To obtain the spatial distribution of these houses, we need to turn away from the @data component of db. The easiest, quickest (and also dirtiest) way to get a sense of what the data look like over space is using plot:

Spatial distribution of house transactions in Liverpool Spatial distribution of house transactions in Liverpool

plot(db)

KDE

Kernel Density Estimation (KDE) is a technique that creates a continuous representation of the distribution of a given variable, such as house prices. Although theoretically it can be applied to any dimension, usually, KDE is applied to either one or two dimensions.

One-dimensional KDE

KDE over a single dimension is essentially a contiguous version of a histogram. We can see that by overlaying a KDE on top of the histogram of logs that we have created before:

# Create the base
base <- ggplot(db@data, aes(x=logpr))
# Histogram
hist <- base + 
  geom_histogram(bins=50, aes(y=..density..))
# Overlay density plot
kde <- hist + 
  geom_density(fill="#FF6666", alpha=0.5, colour="#FF6666")
kde
Histogram and KDE of the log of house prices in Liverpool

Histogram and KDE of the log of house prices in Liverpool

The key idea is that we are smoothing out the discrete binning that the histogram involves. Note how the histogram is exactly the same as above shape-wise, but it has been rescalend on the Y axis to reflect probabilities rather than counts.

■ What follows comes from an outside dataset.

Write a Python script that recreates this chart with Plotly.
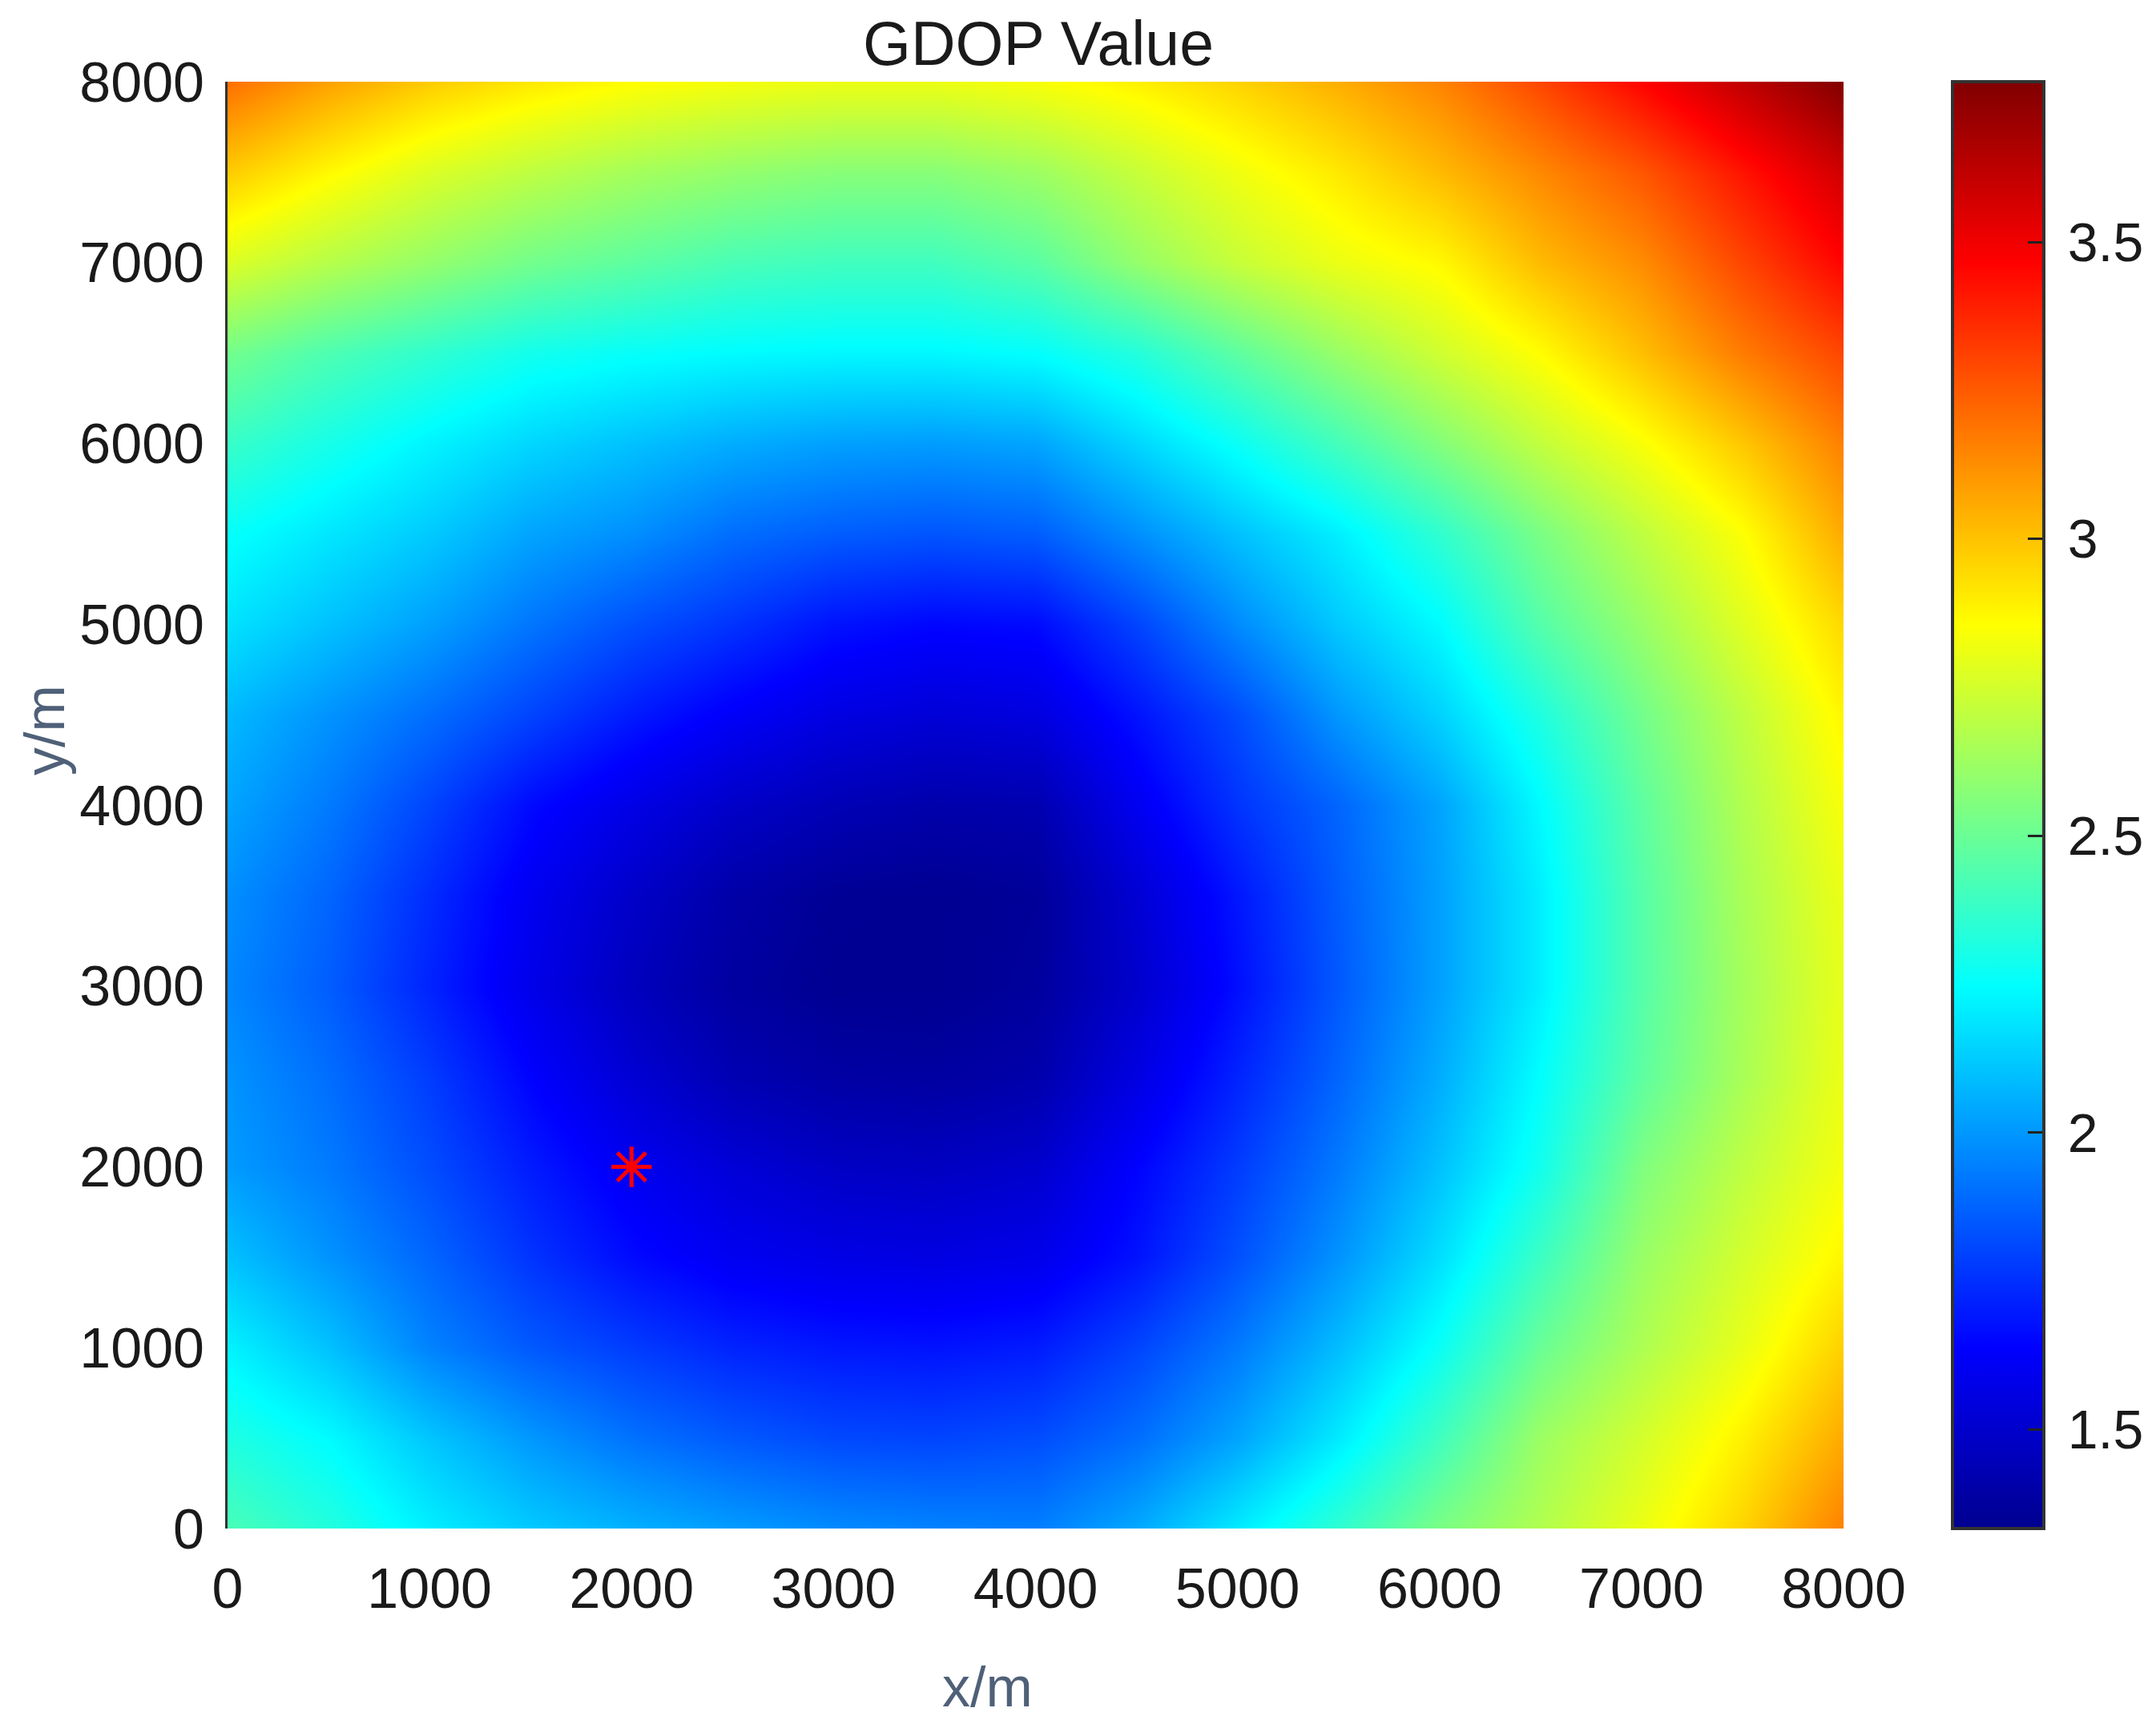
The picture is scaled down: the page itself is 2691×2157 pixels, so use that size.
import plotly.graph_objects as go

# ---- data ----
x_m = [0, 500, 1000, 1500, 2000, 2500, 3000, 3500, 4000,
       4500, 5000, 5500, 6000, 6500, 7000, 7500, 8000]
y_m = [0, 500, 1000, 1500, 2000, 2500, 3000, 3500, 4000,
       4500, 5000, 5500, 6000, 6500, 7000, 7500, 8000]

# GDOP values, one list per y row (x = 0 ... 8000, step 500)
gdop_y0    = [2.42, 2.33, 2.21, 2.12, 2.06, 2.01, 1.97, 1.95, 1.94, 2.04, 2.20, 2.36, 2.54, 2.67, 2.81, 2.96, 3.16]
gdop_y500  = [2.32, 2.24, 2.11, 2.00, 1.91, 1.85, 1.81, 1.80, 1.82, 1.90, 2.03, 2.20, 2.40, 2.62, 2.75, 2.89, 3.06]
gdop_y1000 = [2.22, 2.10, 1.95, 1.85, 1.78, 1.72, 1.69, 1.68, 1.70, 1.80, 1.93, 2.09, 2.27, 2.50, 2.66, 2.80, 2.97]
gdop_y1500 = [2.10, 1.99, 1.88, 1.76, 1.66, 1.60, 1.57, 1.56, 1.58, 1.68, 1.83, 1.99, 2.17, 2.39, 2.61, 2.75, 2.88]
gdop_y2000 = [2.01, 1.93, 1.82, 1.70, 1.60, 1.53, 1.48, 1.47, 1.50, 1.64, 1.78, 1.93, 2.10, 2.29, 2.55, 2.70, 2.83]
gdop_y2500 = [1.99, 1.90, 1.78, 1.64, 1.52, 1.43, 1.39, 1.38, 1.41, 1.56, 1.72, 1.88, 2.05, 2.25, 2.47, 2.65, 2.81]
gdop_y3000 = [1.96, 1.86, 1.72, 1.58, 1.46, 1.38, 1.34, 1.34, 1.37, 1.50, 1.67, 1.85, 2.02, 2.21, 2.45, 2.64, 2.80]
gdop_y3500 = [1.98, 1.88, 1.74, 1.60, 1.49, 1.40, 1.35, 1.34, 1.36, 1.52, 1.69, 1.86, 2.02, 2.21, 2.45, 2.65, 2.81]
gdop_y4000 = [2.03, 1.93, 1.80, 1.66, 1.57, 1.49, 1.44, 1.41, 1.42, 1.60, 1.76, 1.88, 2.03, 2.24, 2.47, 2.67, 2.84]
gdop_y4500 = [2.08, 1.99, 1.90, 1.80, 1.70, 1.62, 1.56, 1.53, 1.55, 1.68, 1.82, 2.00, 2.14, 2.32, 2.52, 2.70, 2.88]
gdop_y5000 = [2.18, 2.10, 2.02, 1.92, 1.83, 1.76, 1.68, 1.65, 1.66, 1.80, 1.97, 2.12, 2.24, 2.45, 2.61, 2.78, 2.95]
gdop_y5500 = [2.26, 2.19, 2.12, 2.03, 1.98, 1.90, 1.86, 1.84, 1.86, 1.98, 2.10, 2.21, 2.36, 2.54, 2.70, 2.85, 3.06]
gdop_y6000 = [2.38, 2.30, 2.22, 2.15, 2.10, 2.05, 2.02, 2.01, 2.03, 2.15, 2.27, 2.41, 2.56, 2.71, 2.84, 2.99, 3.16]
gdop_y6500 = [2.52, 2.43, 2.36, 2.29, 2.26, 2.24, 2.23, 2.23, 2.25, 2.33, 2.47, 2.61, 2.74, 2.86, 3.01, 3.17, 3.30]
gdop_y7000 = [2.77, 2.68, 2.60, 2.52, 2.47, 2.42, 2.40, 2.40, 2.46, 2.60, 2.72, 2.81, 2.87, 3.02, 3.13, 3.30, 3.46]
gdop_y7500 = [2.98, 2.87, 2.77, 2.70, 2.64, 2.60, 2.57, 2.57, 2.62, 2.72, 2.82, 2.91, 3.02, 3.14, 3.26, 3.42, 3.58]
gdop_y8000 = [3.20, 3.08, 2.98, 2.91, 2.86, 2.83, 2.81, 2.81, 2.84, 2.89, 2.96, 3.05, 3.15, 3.30, 3.46, 3.62, 3.77]

point_x = [2000]
point_y = [2000]

axis_ticks = [0, 1000, 2000, 3000, 4000, 5000, 6000, 7000, 8000]
cbar_ticks = [1.5, 2, 2.5, 3, 3.5]
cbar_labels = ["1.5", "2", "2.5", "3", "3.5"]
z_min, z_max = 1.333, 3.77

z = [gdop_y0, gdop_y500, gdop_y1000, gdop_y1500, gdop_y2000, gdop_y2500,
     gdop_y3000, gdop_y3500, gdop_y4000, gdop_y4500, gdop_y5000, gdop_y5500,
     gdop_y6000, gdop_y6500, gdop_y7000, gdop_y7500, gdop_y8000]

jet = [
    [0.0, "rgb(0,0,143)"],
    [0.125, "rgb(0,0,255)"],
    [0.375, "rgb(0,255,255)"],
    [0.625, "rgb(255,255,0)"],
    [0.875, "rgb(255,0,0)"],
    [1.0, "rgb(128,0,0)"],
]

# page coordinates (the html body adds an 8 px offset)
OFF = 8
W, H = 2691 - 2 * OFF, 2157 - 2 * OFF
L, R, T, B = 284, 2301, 102, 1908   # plot area in window pixels
font_family = "Liberation Sans, Arial, sans-serif"
txt = "#1a1a1a"
lab = "#4f6078"
sp = "\u2009"

fig = go.Figure()
fig.add_trace(go.Heatmap(
    x=x_m, y=y_m, z=z, zsmooth="best", colorscale=jet,
    zmin=z_min, zmax=z_max,
    colorbar=dict(
        x=(2437 - L) / (R - L), xanchor="left", xpad=0,
        y=0.5, yanchor="middle", len=1, lenmode="fraction", ypad=0,
        thickness=114, outlinewidth=4, outlinecolor="#333333",
        tickvals=cbar_ticks, ticktext=[sp + t for t in cbar_labels],
        ticks="inside", ticklen=22, tickwidth=3, tickcolor="#222222",
        tickfont=dict(size=68, color=txt, family=font_family),
    ),
))
fig.add_trace(go.Scatter(
    x=point_x, y=point_y, mode="markers",
    marker=dict(symbol="asterisk-open", size=42, color="red",
                line=dict(color="red", width=5)),
    showlegend=False,
))

fig.update_layout(
    width=W, height=H,
    margin=dict(l=L - OFF, r=W - (R - OFF), t=T - OFF, b=H - (B - OFF),
                autoexpand=False),
    paper_bgcolor="white", plot_bgcolor="white",
    showlegend=False,
    font=dict(family=font_family, color=txt),
    xaxis=dict(range=[0, 8000], tickvals=axis_ticks, ticks="",
               showgrid=False, zeroline=False, showline=False,
               ticklabelstandoff=28,
               tickfont=dict(size=70, color=txt, family=font_family)),
    yaxis=dict(range=[0, 8000], tickvals=axis_ticks, ticks="",
               showgrid=False, zeroline=False,
               showline=True, linecolor="#333333", linewidth=3,
               ticklabelstandoff=12,
               tickfont=dict(size=70, color=txt, family=font_family)),
    annotations=[
        dict(text="GDOP Value", x=(1296 - L) / (R - L), y=1 + (T - 54) / (B - T),
             xref="paper", yref="paper", xanchor="center", yanchor="middle",
             showarrow=False, font=dict(size=77, color=txt, family=font_family)),
        dict(text="x/m", x=(1232 - L) / (R - L), y=-(2106 - B) / (B - T),
             xref="paper", yref="paper", xanchor="center", yanchor="middle",
             showarrow=False, font=dict(size=70, color=lab, family=font_family)),
        dict(text="y/m", x=-(L - 56) / (R - L), y=(B - 912) / (B - T),
             xref="paper", yref="paper", xanchor="center", yanchor="middle",
             textangle=-90, showarrow=False,
             font=dict(size=70, color=lab, family=font_family)),
    ],
)

fig.write_html("out.html")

Two-dimensional (spatial) KDE

Geography, at the end of the day, is usually represented as a two-dimensional space where we locate objects using a system of dual coordinates, X and Y (or latitude and longitude). Thanks to that, we can use the same technique as above to obtain a smooth representation of the distribution of a two-dimensional variable. The crucial difference is that, instead of obtaining a curve as the output, we will create a surface, where intensity will be represented with a color gradient, rather than with the second dimension, as it is the case in the figure above.

To create a spatial KDE in R, there are several ways. If you do not want to necessarily acknowledge the spatial nature of your data, or you they are not stored in a spatial format, you can plot them using ggplot2. Note we first need to convert the coordinates (stored in the spatial part of db) into columns of X and Y coordinates, then we can plot them:

KDE of house transactions in Liverpool KDE of house transactions in Liverpool

# Attach XY coordinates
db@data['X'] <- db@coords[, 1]
db@data['Y'] <- db@coords[, 2]
# Set up base layer
base <- ggplot(data=db@data, aes(x=X, y=Y))
# Create the KDE surface
kde <- base + stat_density2d(aes(x = X, y = Y, alpha = ..level..), 
               size = 0.01, bins = 16, geom = 'polygon') +
            scale_fill_gradient()
kde

Or, we can use a package such as the GISTools, which allows to pass a spatial object directly:

KDE of house transactions in Liverpool KDE of house transactions in Liverpool

# Compute the KDE
kde <- kde.points(db)
# Plot the KDE
level.plot(kde)

Either of these approaches generate a surface that represents the density of dots, that is an estimation of the probability of finding a house transaction at a given coordinate. However, without any further information, they are hard to interpret and link with previous knowledge of the area. To bring such context to the figure, we can plot an underlying basemap, using a cloud provider such as Google Maps or, as in this case, OpenStreetMap. To do it, we will leverage the library ggmap, which is designed to play nicely with the ggplot2 family (hence the seemingly counterintuitive example above). Before we can plot them with the online map, we need to reproject them though.

# Reproject coordinates
wgs84 <- CRS("+proj=longlat +datum=WGS84 +ellps=WGS84 +towgs84=0,0,0")
db_wgs84 <- spTransform(db, wgs84)
db_wgs84@data['lon'] <- db_wgs84@coords[, 1]
db_wgs84@data['lat'] <- db_wgs84@coords[, 2]
xys <- db_wgs84@data[c('lon', 'lat')]
# Bounding box
liv <- c(left = min(xys$lon), bottom = min(xys$lat), 
         right = max(xys$lon), top = max(xys$lat))
# Download map tiles
basemap <- get_stamenmap(liv, zoom = 12, 
                         maptype = "toner-lite")
## Map from URL : http://tile.stamen.com/toner-lite/12/2013/1325.png
## Map from URL : http://tile.stamen.com/toner-lite/12/2014/1325.png
## Map from URL : http://tile.stamen.com/toner-lite/12/2015/1325.png
## Map from URL : http://tile.stamen.com/toner-lite/12/2013/1326.png
## Map from URL : http://tile.stamen.com/toner-lite/12/2014/1326.png
## Map from URL : http://tile.stamen.com/toner-lite/12/2015/1326.png
## Map from URL : http://tile.stamen.com/toner-lite/12/2013/1327.png
## Map from URL : http://tile.stamen.com/toner-lite/12/2014/1327.png
## Map from URL : http://tile.stamen.com/toner-lite/12/2015/1327.png
# Overlay KDE
final <- ggmap(basemap, extent = "device", 
               maprange=FALSE) +
  stat_density2d(data = db_wgs84@data, 
                aes(x = lon, y = lat, 
                    alpha=..level.., 
                    fill = ..level..), 
                size = 0.01, bins = 16, 
                geom = 'polygon', 
                show.legend = FALSE) +
  scale_fill_gradient2("Transaction\nDensity", 
                       low = "#fffff8", 
                       high = "#8da0cb")
final